Thursday, 2 April 2015
Margaret Smith- miracle surgery-
Margaret Smith, a former child heart patient, spoke to me by phone from her home in Jersey. She was admitted to the hospital as a four-year-old.
“I was suffering from Ebsteins Syndrome a congenital heart defect.
“ It is now thought it could have been linked to my mother, who suffered from post natal depression, been given lithium during her pregnancy.”
“I became a patient in Sully Hospital in 1956 and attended out patients up until 1975.”
Born in Pontypridd, her parents had a long journey from the family home to visit her, which involved taking two buses, and her father had to take a day off work.
One day on visiting they got told they could take Margaret home.

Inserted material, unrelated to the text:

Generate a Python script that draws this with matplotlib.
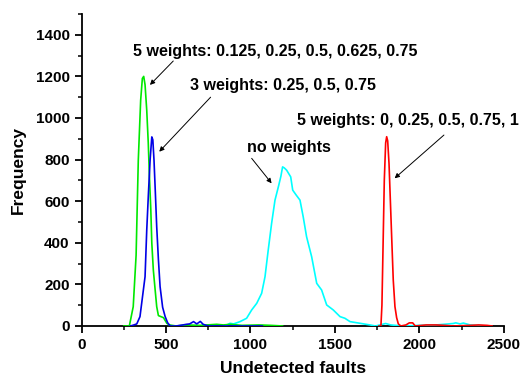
import numpy as np
import matplotlib
matplotlib.use('Agg')
import matplotlib.pyplot as plt
from matplotlib.ticker import MultipleLocator

plt.rcParams['font.family'] = ['Liberation Sans', 'DejaVu Sans']
plt.rcParams['font.weight'] = 'bold'

# 5 weights: 0.125, 0.25, 0.5, 0.625, 0.75
green_x = [250, 283, 306, 323, 336, 350, 360, 368, 376, 386, 395, 402, 410, 416, 425, 435, 445,
           455, 470, 485, 505, 520, 560, 620, 700, 800, 840, 880, 950, 1050, 1120, 1190]
green_y = [0, 0, 93, 340, 797, 1085, 1190, 1200, 1160, 1037, 880, 717, 560, 398, 269, 180, 93,
           50, 45, 40, 13, 5, 0, 5, 3, 8, 5, 8, 3, 5, 3, 0]

# 3 weights: 0.25, 0.5, 0.75
blue_x = [290, 310, 327, 346, 366, 376, 386, 396, 406, 416, 422, 429, 437, 445, 455, 465, 480,
          495, 510, 525, 560, 600, 620, 640, 663, 682, 703, 720, 750, 800, 900, 1000, 1070]
blue_y = [0, 5, 10, 45, 173, 237, 461, 637, 800, 909, 895, 797, 640, 477, 320, 189, 90,
          45, 15, 0, 0, 5, 8, 10, 21, 10, 22, 8, 0, 0, 0, 0, 0]

# no weights
cyan_x = [850, 879, 900, 938, 960, 977, 1007, 1037, 1066, 1086, 1105, 1125, 1145, 1165, 1180,
          1190, 1200, 1214, 1238, 1250, 1270, 1293, 1312, 1332, 1362, 1392, 1421, 1451, 1490,
          1530, 1559, 1589, 1648, 1707, 1740, 1780, 1800, 1830, 1900, 2000, 2100, 2200, 2215,
          2240, 2260, 2300, 2400]
cyan_y = [0, 13, 10, 21, 30, 37, 77, 109, 157, 237, 365, 493, 605, 669, 720,
          765, 760, 749, 717, 653, 630, 605, 525, 429, 333, 205, 173, 101, 77,
          45, 37, 21, 13, 5, 0, 8, 12, 5, 0, 3, 5, 12, 15,
          10, 14, 5, 0]

# 5 weights: 0, 0.25, 0.5, 0.75, 1
red_x = [1760, 1772, 1778, 1785, 1792, 1800, 1806, 1812, 1820, 1828, 1836, 1845, 1855, 1865,
         1875, 1890, 1920, 1940, 1960, 1975, 2040, 2100, 2150, 2200, 2300, 2350, 2400, 2430]
red_y = [0, 0, 100, 400, 700, 880, 910, 890, 780, 600, 420, 221, 93, 40,
         10, 0, 5, 15, 15, 0, 5, 5, 3, 0, 3, 5, 3, 0]

labels = ["5 weights: 0.125, 0.25, 0.5, 0.625, 0.75",
          "3 weights: 0.25, 0.5, 0.75",
          "no weights",
          "5 weights: 0, 0.25, 0.5, 0.75, 1"]
label_pos = [(305, 1319), (642, 1154), (977, 857), (1277, 990)]
arrow_tail = [(543, 1274), (764, 1100), (1007, 806), (2145, 918)]
arrow_head = [(405, 1159), (460, 838), (1125, 686), (1853, 710)]

fig = plt.figure(figsize=(5.28, 3.78), dpi=100)
ax = fig.add_axes([0.1544, 0.1376, 0.8, 0.8254])

ax.plot(cyan_x, cyan_y, color='#00ffff', lw=1.2, zorder=3)
ax.plot(red_x, red_y, color='#ff0000', lw=1.2, zorder=3)
ax.plot(green_x, green_y, color='#00e800', lw=1.2, zorder=3)
ax.plot(blue_x, blue_y, color='#0000e6', lw=1.2, zorder=4)

ax.set_xlim(0, 2500)
ax.set_ylim(0, 1500)
ax.xaxis.set_major_locator(MultipleLocator(500))
ax.xaxis.set_minor_locator(MultipleLocator(250))
ax.yaxis.set_minor_locator(MultipleLocator(100))
ax.set_yticks(np.arange(0, 1401, 200))
ax.spines['top'].set_visible(False)
ax.spines['right'].set_visible(False)
for s in ['left', 'bottom']:
    ax.spines[s].set_linewidth(1.3)
ax.tick_params(which='major', direction='out', length=5, width=1.3, labelsize=11)
ax.tick_params(which='minor', direction='out', length=3, width=1.1)

ax.set_xlabel("Undetected faults", fontsize=12.5, fontweight='bold')
ax.set_ylabel("Frequency", fontsize=12.5, fontweight='bold')
ax.xaxis.set_label_coords(0.5, -0.112)
ax.yaxis.set_label_coords(-0.132, 0.5)

for txt, pos in zip(labels, label_pos):
    ax.text(pos[0], pos[1], txt, fontsize=11.5, fontweight='bold', ha='left', va='center')
for tail, head in zip(arrow_tail, arrow_head):
    ax.annotate("", xy=head, xytext=tail,
                arrowprops=dict(arrowstyle='-|>', color='black', lw=0.7, mutation_scale=7,
                                shrinkA=0, shrinkB=0))

fig.savefig("out.png", dpi=100)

“I remember running up to them in just my knickers and vest because I had no clothes. These were all taken off you and sent back home when you were admitted.”

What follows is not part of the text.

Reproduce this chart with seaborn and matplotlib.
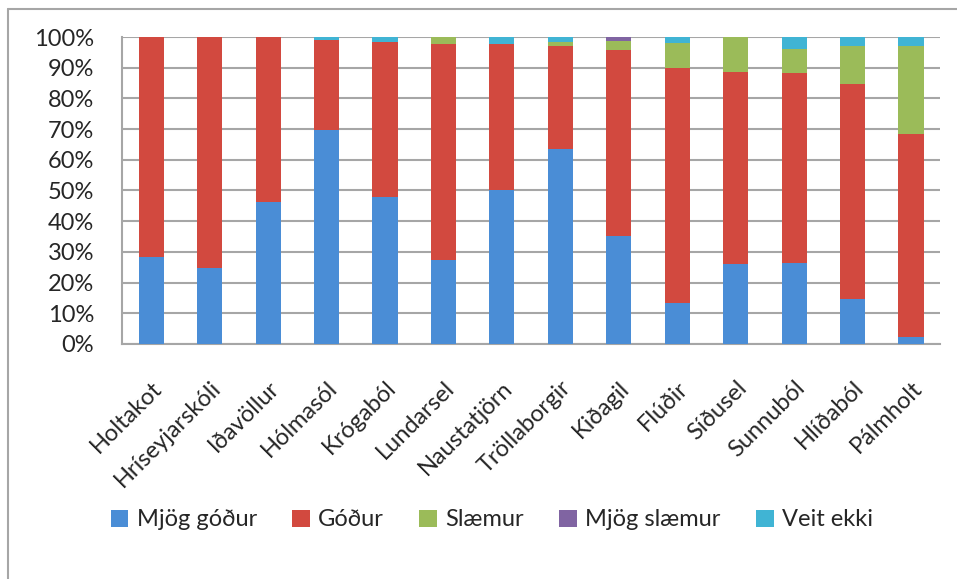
import numpy as np
import pandas as pd
import matplotlib
matplotlib.use("Agg")
import matplotlib.pyplot as plt
from matplotlib.lines import Line2D
from matplotlib.patches import Patch
import seaborn as sns

# Data (percent of answers per school)
schools = ["Holtakot", "Hríseyjarskóli", "Iðavöllur", "Hólmasól", "Krógaból",
           "Lundarsel", "Naustatjörn", "Tröllaborgir", "Kiðagil", "Flúðir",
           "Síðusel", "Sunnuból", "Hlíðaból", "Pálmholt"]
mjog_godur = [28.3, 24.6, 46.4, 69.8, 47.9, 27.2, 50.2, 63.5, 35.1, 13.2, 26.2, 26.5, 14.6, 2.4]
godur = [71.7, 75.4, 53.6, 29.2, 50.4, 70.5, 47.5, 33.6, 60.7, 76.8, 62.5, 61.8, 70.1, 65.9]
slaemur = [0, 0, 0, 0, 0, 2.3, 0, 1.4, 3.0, 8.1, 11.3, 7.8, 12.4, 28.9]
mjog_slaemur = [0, 0, 0, 0, 0, 0, 0, 0, 1.2, 0, 0, 0, 0, 0]
veit_ekki = [0, 0, 0, 1.0, 1.7, 0, 2.3, 1.5, 0, 1.9, 0, 3.9, 2.9, 2.8]

series = ["Mjög góður", "Góður", "Slæmur", "Mjög slæmur", "Veit ekki"]
colors = ["#4A8DD6", "#D2493F", "#9BBB59", "#8064A2", "#40B4D4"]

df = pd.DataFrame({"Skóli": schools, "Mjög góður": mjog_godur, "Góður": godur,
                   "Slæmur": slaemur, "Mjög slæmur": mjog_slaemur, "Veit ekki": veit_ekki})
cum = df[series].cumsum(axis=1)

sns.set_style("white")
plt.rcParams["font.family"] = ["Lato", "DejaVu Sans"]

fig = plt.figure(figsize=(9.57, 5.79), dpi=100)
ax = fig.add_axes([0.1275, 0.406, 0.855, 0.53])

# stacked bars: draw cumulative totals from the top layer down
for name, col in reversed(list(zip(series, colors))):
    sns.barplot(x=df["Skóli"], y=cum[name], color=col, width=0.43,
                saturation=1, ax=ax, edgecolor="none", zorder=3)

ax.set_ylim(0, 100)
ax.set_xlim(-0.5, len(schools) - 0.5)
ax.set_yticks(np.arange(0, 101, 10))
ax.set_yticklabels([f"{v}%" for v in range(0, 101, 10)], fontsize=17)
ax.yaxis.grid(True, color="#A6A6A6", linewidth=1.5, zorder=0)
ax.set_axisbelow(True)
ax.set_xlabel("")
ax.set_ylabel("")

for s in ["top", "right"]:
    ax.spines[s].set_visible(False)
for s in ["left", "bottom"]:
    ax.spines[s].set_color("#A6A6A6")
    ax.spines[s].set_linewidth(1.5)

ax.tick_params(axis="y", length=8, width=1.5, color="#A6A6A6", pad=12)
ax.set_xticks(np.arange(len(schools)))
ax.set_xticks(np.arange(len(schools) + 1) - 0.5, minor=True)
ax.tick_params(axis="x", which="major", length=0, pad=24)
ax.tick_params(axis="x", which="minor", length=7, width=1.5, color="#A6A6A6")
ax.set_xticklabels(schools, rotation=45, ha="right", rotation_mode="anchor",
                   fontsize=17)

handles = [Patch(facecolor=c, edgecolor="none") for c in colors]
fig.legend(handles, series, loc="center", bbox_to_anchor=(0.514, 0.102),
           ncol=5, frameon=False, fontsize=17, handlelength=0.75,
           handleheight=0.75, handletextpad=0.35, columnspacing=1.5)

# chart border (left and top edges visible)
fig.add_artist(Line2D([0.0084, 0.0084], [0, 0.985], color="#A6A6A6", lw=1.5))
fig.add_artist(Line2D([0.0084, 1], [0.985, 0.985], color="#A6A6A6", lw=1.5))

fig.savefig("out.png", dpi=100)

“So they wrapped me up in a blanket and I went home - on two buses! It was either that or my parents having to make another long journey to get me. We had no telephone in those days.
Her memories of Sully are happy.
“I was only there for a couple of weeks but I remember it as a cheerful, sunny place where we could go out and play in the garden.”
The test of whether she was fit enough to go home after her operation was to run up 60 stairs.
“ There was no treadmill in those days,” says Margaret.
She knew Sully as a heart hospital and did not know until I told her that it was also a TB hospital.
(I recall how heart and TB patients were strictly segregated and we were never allowed near each other.)
After her marriage she asked the doctors if she could have a family.
While Dr Davies in Sully said yes the doctor she consulted near her home on the south coast advised against it and sent a letter to Dr Davies explaining why. Margaret still has copies of those letters.
Throughout her life Margaret has had to attend regular check up for her heart and she enjoyed a normal life until nearly ten years ago when her health deteriorated and she ended up in a wheelchair.
But a pioneering breakthrough came in 2009 when Margaret was approached by Victor Tsang, a world class cardiac surgeon undertaking risky repair of neonatal heart problems at Great Ormond Street hospital, London if she would be prepared, as the first adult in the UK, to undergo a groundbreaking operation.
“ Well, I felt I had nothing to loose,” she said.” It turned out to be a miracle. Within weeks I was walking again.”
Today she enjoys good health and loves taking long walks on the beach in Jersey with her husband of forty years.